The truth is, and history abundantly proves it, apart from this confession, that, throughout the early ages of Christianity, when Christians at Rome and elsewhere were known by the purity of their lives, and not by mere professions, there was no such thing as the temporal sovereignty of the popes. Each bishop had jurisdiction over his own church, at Rome, as well as at Alexandria, Antioch, Jerusalem, Corinth, and other places. But when Constantine set the example of uniting Church and State by supporting the Church at Rome upon the condition that it would sustain his claim to dominion over the Italian people, then the bishops of Rome began to arrogate to themselves this temporal sovereignty now asserted so earnestly. They acquired it in the end, without regard to the number of people who were crushed to the earth, and succeeded in placing both the spiritual and temporal sword in their hands. For hundreds of years these swords rested but little in their scabbards, until mankind were awakened to a sense of duty and manhood by the great Protestant Reformation. From that time to the present, the nations have gradually thrown off the thralldom of the papacy, and bounded into new life. Yet, with all this experience before us, the American hierarchy are now striving to bind the limbs of the American people with the rusty chains which have been so nobly broken.

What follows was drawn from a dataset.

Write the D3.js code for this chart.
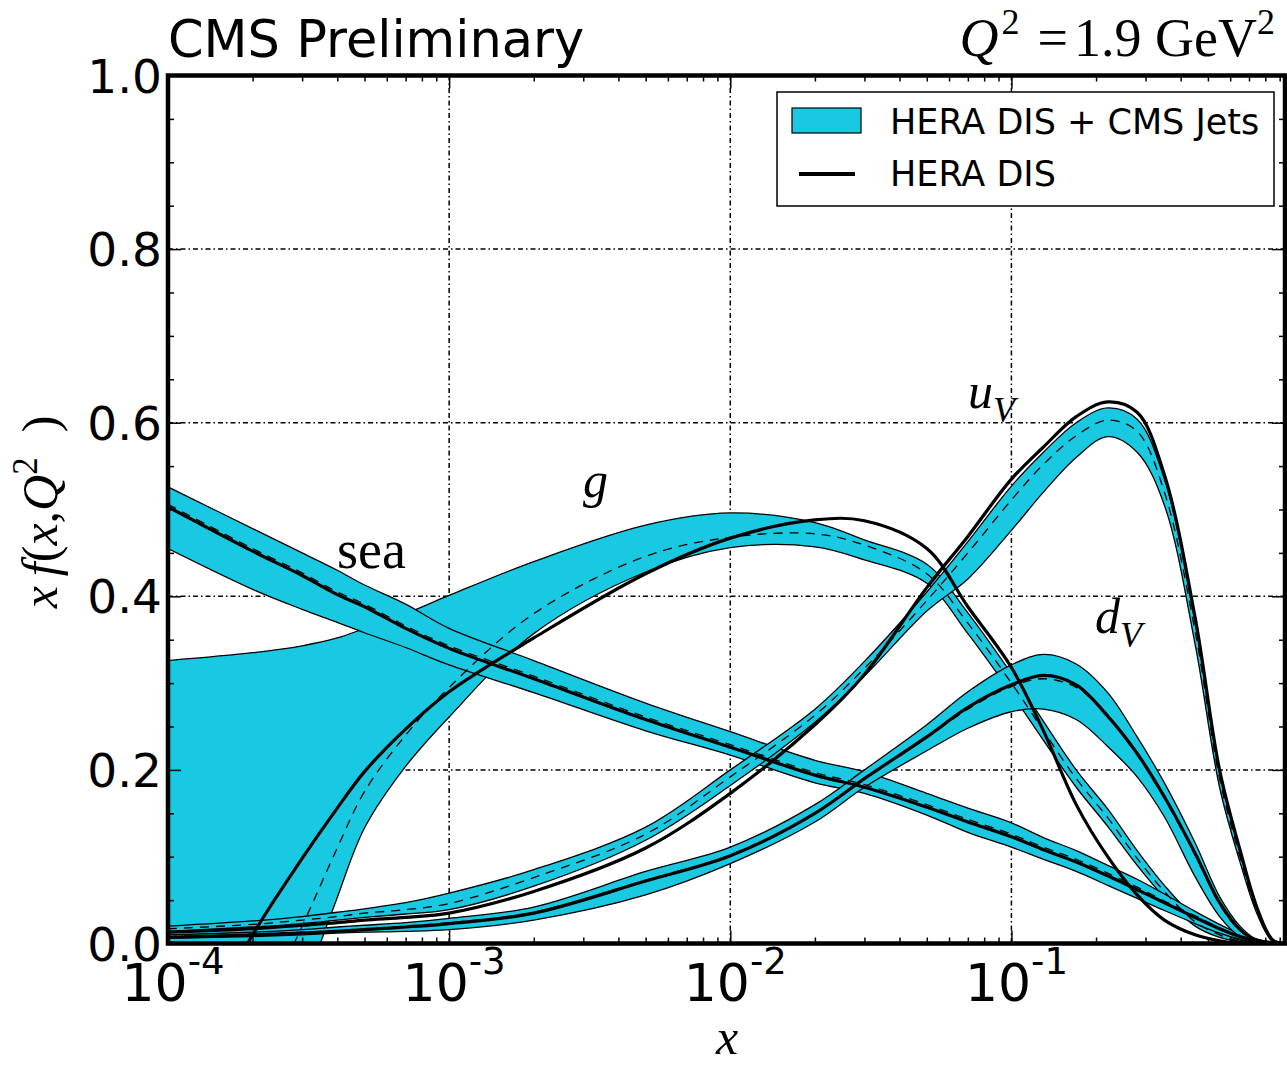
<!DOCTYPE html>
<html><head><meta charset="utf-8">
<script src="https://cdn.jsdelivr.net/npm/d3@7"></script>
<style>body{margin:0;background:#fff} svg{display:block}</style>
</head><body>
<svg id="c" width="1287" height="1067"></svg>
<script>
// ---------------- data ----------------
const xs = [1e-4, 2e-4, 3e-4, 4e-4, 5e-4, 7e-4, 1e-3, 2e-3, 5e-3, 1e-2, 2e-2, 3e-2, 5e-2, 7e-2, 0.1, 0.13, 0.17, 0.22, 0.28, 0.35, 0.45, 0.55, 0.65, 0.75, 0.85, 0.93];

// gluon
const gHi   = [0.326, 0.335, 0.343, 0.352, 0.363, 0.380, 0.401, 0.440, 0.482, 0.496, 0.485, 0.465, 0.437, 0.381, 0.311, 0.256, 0.200, 0.155, 0.107, 0.067, 0.030, 0.013, 0.004, 0.001, 0.000, 0.000];
const gLo   = [-0.40, -0.25, -0.06, 0.053, 0.133, 0.204, 0.261, 0.357, 0.428, 0.456, 0.457, 0.442, 0.415, 0.357, 0.288, 0.234, 0.180, 0.135, 0.090, 0.053, 0.020, 0.007, 0.002, 0.000, 0.000, 0.000];
const gCen  = [-0.30, -0.10, 0.020, 0.110, 0.175, 0.240, 0.295, 0.380, 0.446, 0.468, 0.472, 0.459, 0.426, 0.369, 0.300, 0.245, 0.190, 0.145, 0.098, 0.060, 0.025, 0.010, 0.003, 0.001, 0.000, 0.000];
const gHera = [-0.17, 0.010, 0.098, 0.156, 0.198, 0.247, 0.290, 0.352, 0.426, 0.467, 0.488, 0.487, 0.455, 0.388, 0.318, 0.245, 0.160, 0.100, 0.056, 0.027, 0.010, 0.003, 0.000, 0.000, 0.000, 0.000];

// sea
const sHi   = [0.526, 0.478, 0.450, 0.430, 0.413, 0.391, 0.363, 0.326, 0.277, 0.244, 0.211, 0.198, 0.173, 0.156, 0.139, 0.122, 0.107, 0.090, 0.074, 0.057, 0.037, 0.022, 0.011, 0.005, 0.001, 0.000];
const sLo   = [0.455, 0.408, 0.385, 0.370, 0.358, 0.341, 0.321, 0.289, 0.245, 0.217, 0.185, 0.173, 0.148, 0.128, 0.111, 0.097, 0.083, 0.067, 0.052, 0.038, 0.023, 0.012, 0.005, 0.001, 0.000, 0.000];
const sCen  = [0.506, 0.455, 0.427, 0.405, 0.391, 0.366, 0.343, 0.308, 0.261, 0.229, 0.197, 0.183, 0.160, 0.143, 0.126, 0.111, 0.097, 0.081, 0.065, 0.049, 0.032, 0.018, 0.009, 0.003, 0.001, 0.000];
const sHera = [0.503, 0.452, 0.424, 0.402, 0.388, 0.363, 0.340, 0.305, 0.258, 0.226, 0.194, 0.180, 0.157, 0.140, 0.123, 0.108, 0.094, 0.078, 0.062, 0.047, 0.030, 0.017, 0.008, 0.003, 0.001, 0.000];

// u valence
const uHi   = [0.020, 0.026, 0.031, 0.036, 0.040, 0.047, 0.058, 0.085, 0.134, 0.200, 0.270, 0.325, 0.405, 0.463, 0.527, 0.566, 0.600, 0.617, 0.604, 0.535, 0.370, 0.197, 0.105, 0.038, 0.004, 0.000];
const uCen  = [0.017, 0.022, 0.027, 0.031, 0.035, 0.039, 0.046, 0.076, 0.126, 0.192, 0.263, 0.317, 0.395, 0.450, 0.511, 0.552, 0.585, 0.603, 0.590, 0.520, 0.360, 0.190, 0.100, 0.036, 0.003, 0.000];
const uLo   = [0.014, 0.019, 0.023, 0.027, 0.030, 0.034, 0.039, 0.066, 0.119, 0.182, 0.255, 0.308, 0.383, 0.420, 0.476, 0.520, 0.560, 0.584, 0.566, 0.505, 0.345, 0.180, 0.094, 0.033, 0.002, 0.000];
const uHera = [0.013, 0.017, 0.021, 0.024, 0.027, 0.030, 0.035, 0.060, 0.110, 0.173, 0.252, 0.310, 0.410, 0.469, 0.535, 0.572, 0.607, 0.624, 0.612, 0.540, 0.376, 0.200, 0.108, 0.040, 0.004, 0.000];

// d valence
const dHi   = [0.010, 0.013, 0.016, 0.019, 0.021, 0.024, 0.029, 0.042, 0.083, 0.111, 0.160, 0.200, 0.252, 0.290, 0.321, 0.333, 0.322, 0.289, 0.238, 0.185, 0.116, 0.054, 0.020, 0.004, 0.000, 0.000];
const dCen  = [0.008, 0.011, 0.013, 0.015, 0.017, 0.020, 0.024, 0.036, 0.073, 0.102, 0.150, 0.190, 0.237, 0.270, 0.296, 0.305, 0.295, 0.262, 0.217, 0.167, 0.102, 0.045, 0.015, 0.003, 0.000, 0.000];
const dLo   = [0.006, 0.008, 0.010, 0.012, 0.013, 0.014, 0.016, 0.027, 0.056, 0.092, 0.140, 0.180, 0.222, 0.248, 0.267, 0.270, 0.258, 0.227, 0.192, 0.146, 0.077, 0.031, 0.008, 0.001, 0.000, 0.000];
const dHera = [0.007, 0.010, 0.012, 0.014, 0.016, 0.019, 0.023, 0.035, 0.072, 0.101, 0.150, 0.190, 0.238, 0.272, 0.298, 0.309, 0.298, 0.262, 0.219, 0.169, 0.104, 0.047, 0.016, 0.003, 0.000, 0.000];

const xMajor = [1e-4, 1e-3, 1e-2, 1e-1];
const xMajorExp = ["-4", "-3", "-2", "-1"];
const yMajor = [0, 0.2, 0.4, 0.6, 0.8, 1.0];
const yLabels = ["0.0", "0.2", "0.4", "0.6", "0.8", "1.0"];
const legendLabels = ["HERA DIS + CMS Jets", "HERA DIS"];

// ---------------- layout ----------------
const L = 168, R = 1285, T = 75.5, B = 943.5;
const CY = "#19c9e1";
const SANS = "'DejaVu Sans', Verdana, sans-serif";
const SERIF = "'Liberation Serif', 'DejaVu Serif', serif";

const x = d3.scaleLog().domain([1e-4, 0.94]).range([L, R]);
const y = d3.scaleLinear().domain([0, 1]).range([B, T]);

const svg = d3.select("#c");
svg.append("rect").attr("width", 1287).attr("height", 1067).attr("fill", "#fff");
svg.append("defs").append("clipPath").attr("id", "clip")
  .append("rect").attr("x", L).attr("y", T).attr("width", R - L).attr("height", B - T);

// grid
const grid = svg.append("g").attr("stroke", "#000").attr("stroke-width", 1.5)
  .attr("stroke-dasharray", "5,3,1.5,3").attr("fill", "none");
xMajor.slice(1).forEach(v => grid.append("line").attr("x1", x(v)).attr("x2", x(v)).attr("y1", T).attr("y2", B));
yMajor.slice(1, -1).forEach(v => grid.append("line").attr("x1", L).attr("x2", R).attr("y1", y(v)).attr("y2", y(v)));

// curves
const idx = d3.range(xs.length);
const CURVE = d3.curveCatmullRom.alpha(0.5);
const lineGen = arr => d3.line().x(i => x(xs[i])).y(i => y(arr[i])).curve(CURVE)(idx);
const areaGen = (lo, hi) => d3.area().x(i => x(xs[i])).y0(i => y(lo[i])).y1(i => y(hi[i])).curve(CURVE)(idx);

const plot = svg.append("g").attr("clip-path", "url(#clip)");
const pdfs = [
  {lo: gLo, hi: gHi, cen: gCen, hera: gHera},
  {lo: sLo, hi: sHi, cen: sCen, hera: sHera},
  {lo: uLo, hi: uHi, cen: uCen, hera: uHera},
  {lo: dLo, hi: dHi, cen: dCen, hera: dHera}
];
pdfs.forEach(p => {
  plot.append("path").attr("d", areaGen(p.lo, p.hi)).attr("fill", CY).attr("stroke", "none");
  plot.append("path").attr("d", lineGen(p.hi)).attr("fill", "none").attr("stroke", "#000").attr("stroke-width", 1.3);
  plot.append("path").attr("d", lineGen(p.lo)).attr("fill", "none").attr("stroke", "#000").attr("stroke-width", 1.3);
});
pdfs.forEach(p => {
  plot.append("path").attr("d", lineGen(p.hera)).attr("fill", "none").attr("stroke", "#000").attr("stroke-width", 3.2);
});
pdfs.forEach(p => {
  plot.append("path").attr("d", lineGen(p.cen)).attr("fill", "none").attr("stroke", "#000")
    .attr("stroke-width", 1.3).attr("stroke-dasharray", "9,7");
});

// ticks via d3 axes
const xMinor = [];
for (let e = -4; e < 0; e++) for (let m = 2; m <= 9; m++) { const v = m * Math.pow(10, e); if (v <= 0.94) xMinor.push(v); }
const yMinor = d3.range(0, 1.0001, 0.05).filter(v => Math.abs(v * 5 - Math.round(v * 5)) > 1e-6);

function addAxis(axis, tr) {
  const g = svg.append("g").attr("transform", tr).call(axis);
  g.select(".domain").remove();
  g.selectAll("line").attr("stroke", "#000").attr("stroke-width", 1.5);
  g.selectAll("text").remove();
}
addAxis(d3.axisBottom(x).tickValues(xMajor).tickSize(-13), `translate(0,${B})`);
addAxis(d3.axisBottom(x).tickValues(xMinor).tickSize(-6), `translate(0,${B})`);
addAxis(d3.axisTop(x).tickValues(xMajor).tickSize(-13), `translate(0,${T})`);
addAxis(d3.axisTop(x).tickValues(xMinor).tickSize(-6), `translate(0,${T})`);
addAxis(d3.axisLeft(y).tickValues(yMajor).tickSize(-13), `translate(${L},0)`);
addAxis(d3.axisLeft(y).tickValues(yMinor).tickSize(-6), `translate(${L},0)`);
addAxis(d3.axisRight(y).tickValues(yMajor).tickSize(-13), `translate(${R},0)`);
addAxis(d3.axisRight(y).tickValues(yMinor).tickSize(-6), `translate(${R},0)`);

// frame
svg.append("rect").attr("x", L).attr("y", T).attr("width", R - L).attr("height", B - T)
  .attr("fill", "none").attr("stroke", "#000").attr("stroke-width", 4.5);

// y tick labels
yMajor.forEach((v, i) => {
  svg.append("text").attr("x", L - 6).attr("y", y(v) + 17).attr("text-anchor", "end")
    .attr("font-family", SANS).attr("font-size", 47).attr("fill", "#000").text(yLabels[i]);
});
// x tick labels
xMajor.forEach((v, i) => {
  const t = svg.append("text").attr("x", x(v) + 5).attr("y", 1001).attr("text-anchor", "middle")
    .attr("font-family", SANS).attr("font-size", 52).attr("fill", "#000");
  t.append("tspan").text("10");
  t.append("tspan").attr("dy", -27).attr("font-size", 37).text(xMajorExp[i]);
});

// title and Q2
svg.append("text").attr("x", L).attr("y", 57).attr("font-family", SANS).attr("font-size", 51)
  .attr("fill", "#000").text("CMS Preliminary");
const q = svg.append("text").attr("x", 1275).attr("y", 56).attr("text-anchor", "end")
  .attr("font-family", SERIF).attr("font-size", 54).attr("fill", "#000");
q.append("tspan").attr("font-style", "italic").text("Q");
q.append("tspan").attr("dy", -22).attr("dx", 3).attr("font-size", 36).text("2");
q.append("tspan").attr("dy", 22).attr("dx", 18).text("=");
q.append("tspan").attr("dx", 6).text("1.9 GeV");
q.append("tspan").attr("dy", -22).attr("font-size", 36).text("2");

// axis titles
svg.append("text").attr("x", 727).attr("y", 1054).attr("text-anchor", "middle")
  .attr("font-family", SERIF).attr("font-size", 50).attr("font-style", "italic").attr("fill", "#000").text("x");
const yl = svg.append("text").attr("transform", "translate(57,512) rotate(-90)").attr("text-anchor", "middle")
  .attr("font-family", SERIF).attr("font-size", 50).attr("fill", "#000");
yl.append("tspan").attr("font-style", "italic").text("x\u2009f");
yl.append("tspan").text("(");
yl.append("tspan").attr("font-style", "italic").text("x");
yl.append("tspan").text(",");
yl.append("tspan").attr("font-style", "italic").text("Q");
yl.append("tspan").attr("dy", -20).attr("font-size", 35).text("2");
yl.append("tspan").attr("dy", 20).text("\u2002)");

// curve labels
function lab(xp, yp, main, sub, italic, fs) {
  const t = svg.append("text").attr("x", xp).attr("y", yp).attr("font-family", SERIF)
    .attr("font-size", fs).attr("fill", "#000");
  t.append("tspan").attr("font-style", italic ? "italic" : "normal").text(main);
  if (sub) t.append("tspan").attr("dy", 14).attr("font-size", 36).attr("font-style", "italic").text(sub);
}
lab(583, 497, "g", null, true, 50);
lab(337, 568, "sea", null, false, 54);
lab(968, 408, "u", "V", true, 50);
lab(1095, 633, "d", "V", true, 50);

// legend
const lg = svg.append("g");
lg.append("rect").attr("x", 777).attr("y", 92).attr("width", 497).attr("height", 114)
  .attr("fill", "#fff").attr("stroke", "#000").attr("stroke-width", 1.5);
lg.append("rect").attr("x", 792).attr("y", 108).attr("width", 69).attr("height", 25)
  .attr("fill", CY).attr("stroke", "#000").attr("stroke-width", 1.2);
lg.append("line").attr("x1", 799).attr("x2", 855).attr("y1", 174).attr("y2", 174)
  .attr("stroke", "#000").attr("stroke-width", 4);
lg.append("text").attr("x", 890).attr("y", 134).attr("font-family", SANS).attr("font-size", 35)
  .attr("fill", "#000").text(legendLabels[0]);
lg.append("text").attr("x", 890).attr("y", 186).attr("font-family", SANS).attr("font-size", 35)
  .attr("fill", "#000").text(legendLabels[1]);
</script>
</body></html>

This author finds himself supported by other high authority—the Roman Catholic Bishop of Orleans, in France. He represents this prelate, when speaking of the pope, and as a monarchist, of course, to have said: “In fact, it is necessary that his action, his will, his decrees, his word, and his sacred person, should enjoy the fill and free exercise of authority, rising above all influences, all interests, all human passions; so that neither discontented interests nor irritated passions should have even the shadow of a right to raise complaints against him.”(“His Holiness Pope Pius IX.,” etc., by M. I. Rhodes, p. 98.)
The Bishop of Orleans might as well have added that the pope should rise above all governments too; for this is involved in what he says. This author so understands him, or he would not have spoken of the papacy as he does, when he says:
“The papacy is the soul of the world. It is the papacy which preserves it from moral decay and death.” “The papacy is the very key—stone of Christian society; it is the salt of the earth; the city on a hill; the candle upon a candle stick, shining before the whole world.” (His Holiness Pope Pius IX.,” etc., by M. I. Rhodes, pp. 128, 129.)
Nor would he have republished the following from the London Tablet, a leading papal organ in England, to show that the destruction of the temporal power of the pope is a “crime which merits the sentence of excommunication.” The Tablet, speaking of the loss of his kingship by the pope, says:
“It is, in other words, to dethrone the only authority upon earth to which the Catholic can look for guidance in doubt; to oust of his jurisdiction the only judge whose decisions are framed in the presence of God; to place the world above the Church, which God has placed above the world; and to renew under a pseudo—Christianity the desolation of paganism. “(Ibid., p. 132.)
In all this we have it plainly and distinctly avowed that the authority which the pope acquires by virtue of his possession of temporal power is absolutely necessary to his government of the Church; and that this is the foundation of his claim to obedience. The temporal power arising out of the spiritual is, no less than the spiritual, of divine origin; and as it is this which makes the pope a king, therefore the obedience of the faithful to him is the obedience of the subject to a monarch. It must follow, consequently, that wheresoever the pope does not possess this temporal power he is not free to govern the Church as he pleases, and the Church is not free to obey his commands. When, therefore, the papal advocates in this country talk about the freedom of the pope, the freedom of the Church, and all that sort of thing, they mean that the pope should have the unquestioned right to command as a temporal prince, and that they should have the unquestioned right to obey him, no matter what stood in the way. His temporal power, says the London Tablet, makes him “the only judge whose decisions are framed in the presence of God;” otherwise the abolition of it would be merely a political offense, and not a crime against God, worthy of excommunication. If, then, it requires this temporal power to raise the Church above the world, so that the papacy may preserve it from “decay and death,” the pope must judge of temporals as well as spirituals all over the world. Such was the doctrine of the Jesuits before the Lateran decree of papal infallibility was passed; and the papacy is now struggling, with wonderful energy, to make it the doctrine of the whole Roman Catholic world.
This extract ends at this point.